En los centros
educativos, con los constantes cambios en los planes de estudio, donde se ha
llegado a obviar el valor pedagógico de la comunicación, el fomento del estudio
por medio del esfuerzo y la entrega , para sistematizar los objetivos
formativos. Ni siquiera se concede el premio al estudio, la distinción que
añoraran otros, otorgándose una valoración mancomunada, donde las notas igualan
a todos por lo bajo. Si progresa adecuadamente, lo hacen el que se ha dejado la
piel, en nuestra época sacaba un diez, o el que aprueba por los pelos con un
raspante cinco. El mérito no es igual pero claro la situación de desigualdad
para éstos puede acarrearle problemas psicológicos que alterarían las conductas
emocionales. El que se esfuerza ve cómo su dedicación lo equipara al desastre
que se encuentra a su lado y que pasará el curso con un ochenta por ciento
menos de esfuerzo de lo que él ha dedicado. Estos planes de estudios han
vulgarizado la formación. Sólo la voluntad, ya lo decía Azorín, que por cierto
muchos no saben de su existencia y del esplendor que dio a las letras hispanas
este escritor, puede alterar los resultados finales. A los estudiantes de hoy,
y no me refiero a los universitarios, que ese es otro tema, pues algunos no
saben ni escribir correctamente su nombre, a esos niños que dicen serán nuestro
futuro, no se les aplica ningún tipo de rigor para reconducir sus
comportamientos, no se les puede reprender y mucho menos castigar, cuando
cometen alguna imprudencia en sus acciones, en el anterior de las aulas o en
los espacios comunes de los centros educativos. No hay más que darse una vuelta
por las hemerotecas y certificar cuánto digo. Profesores acosados por sus
alumnos, padres que agreden a los maestros, bajas indefinidas del profesora por
depresión, ataques de los alumnos cuando son recriminados por sus conductas o
destrozos en el mobiliario escolar, dando muestras del escaso aprecio que tienen
hacia su formación. Enseguida iba a tolerar don Felipe que uno de nosotros
actuara de esta manera, ni mucho menos levantara la voz. Y un don Felipe era un
magnífico profesor y una excelente persona, al que sigo apreciando por cuanto
me enseñó, dentro y fuera de las aulas, y eso que una vez nos tiró un martillo
de carpintero porque le teníamos harto con nuestra desatención. La disciplina
con la que crecimos nos hacía valorar las cosas, pensar para llegar a
conclusiones, discurrir para solucionar problemas.
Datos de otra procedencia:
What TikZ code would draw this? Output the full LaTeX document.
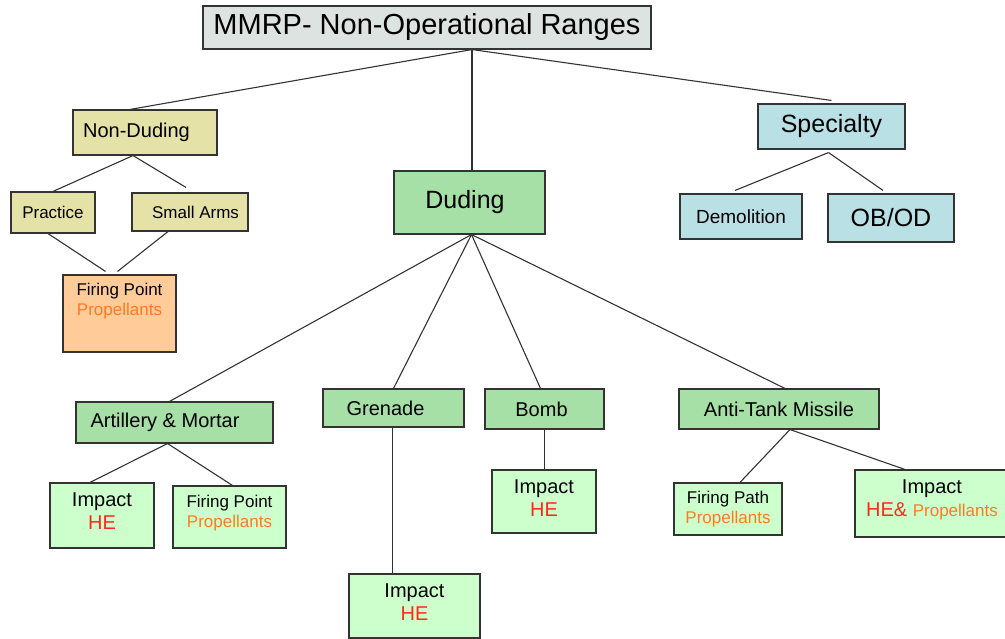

Por eso, nunca se nos
ocurrió, y fuimos jóvenes rebeldes, motivamos un cambio en la sociedad, que no
se le olvide a esta plebe que pulula por las ciudades actuando como verdaderos
vándalos, arrasar el mobiliario urbano por mero capricho, por el mero hecho de
concretar la maldad o desasirse del aburrimiento. Los hecho que tienen unos
culpables materiales y otros subsidiarios. Los padres.
Somos los
progenitores que hemos desatendido la cuestión educativa, exigiéndonos
compromisos para poder dar a nuestros hijos lo que no nosotros no tuvimos, sin
darnos cuenta que fuimos unos privilegiados, seres escogidos porque tuvimos
acceso al conocimiento de las cosas importantes y nos hicieron que la
estructura básica de la sociedad era la familia, que si ésta funcionaba, con
sus normas y sus obligaciones, funcionaría aquella. Saber que fuimos felices
con nuestras condiciones vitales, sin tantos caprichos, ni tantos objetos y
maquinitas que fomentan la incomunicación, nos permite poder enjuiciar la
actual forma de vida.
Creo que soy una
persona normal, que adolezco de complejos y que me siento realizado. No
necesito liberar mis instintos –nunca lo he necesitado- destrozando cerámicas
en el parque de María Luisa, derribando estatuas o mutilando las barandillas
que embellecen el canal de la plaza de España. Prefiero otras actividades,
lúdicas, culturales y deportivas, mucho más instructivas.
Hemos perdido el
norte porque no hay regímenes disciplinarios en la base de la sociedad. No
refiero a látigos ni a castigos excesivos corporales. Pero cuando en nuestra
casa tenían constancia de alguna travesura, el profesor hacía llegar una queja
o teníamos la mala suerte de ser sorprendidos jugando al fútbol en lugares
prohibidos, que no eran demasiados, por el guardia urbano, lo primero que
hacíamos, al regresar a casa, era abrir con cuidado la puerta, otear el
horizonte del pasillo e intentar alcanzar la habitación antes que comenzarán
las recriminaciones parentales o en culmen de las reprimendas, evitar el
lanzamiento de chanclas maternal, un deporte que ha permitido corregir muchas
vidas. ¡Qué faltita hacen ahora esas chanclas!